3 large sushi-grade cleaned and shucked scallops, from a good-quality fishmonger, roes separated, flesh diced, 2 shells reserved and cleaned
100g/3½oz fresh podded peas
6 breakfast radishes, cut into 1cm/½in dice
For the dressing
1 lemon, zest and juice
2 tbsp rapeseed oil
salt and freshly ground black pepper
100g/3½oz crème fraîche
10g/⅓oz sea purslane
Preheat the oven to 100C/80C Fan/Gas ¼.
To smoke the scallop roes, place the roes on a rack set over smoking chips in a lidded pan. Place on the hob over a high heat until the wood shavings start to smoulder then turn down the heat and cook for 2–3 minutes. Leave the roes to cool, then transfer to a baking tray and place in the oven for 3–4 hours, until dry and hard.
To make the ceviche, place the scallop flesh, peas and radishes in a bowl.

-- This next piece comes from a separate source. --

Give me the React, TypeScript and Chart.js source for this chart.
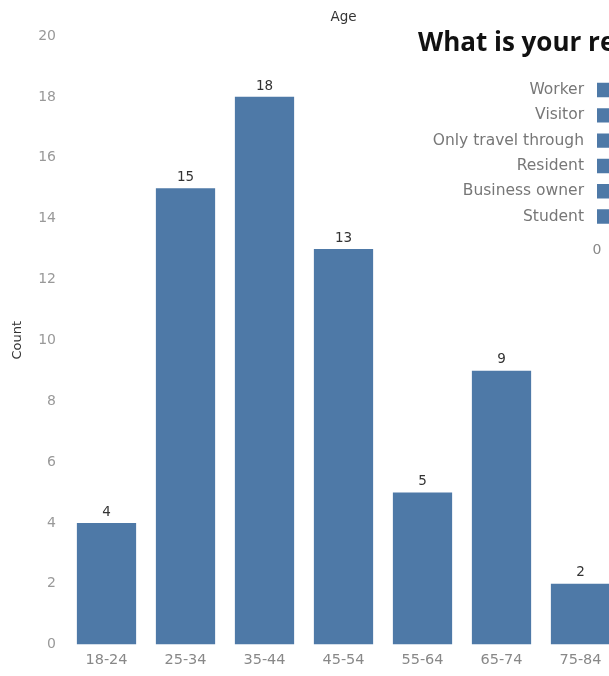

In a separate bowl, mix the lemon zest, juice and sugar together, adding some salt and pepper to taste. Whisk in the rapeseed oil to make a dressing.
Pour the dressing over the scallops, peas and radishes and mix well to coat.
To serve, place a spoonful of crème fraîche into each scallop shell, top with the ceviche, grate over the smoked roe and finish with the sea purslane.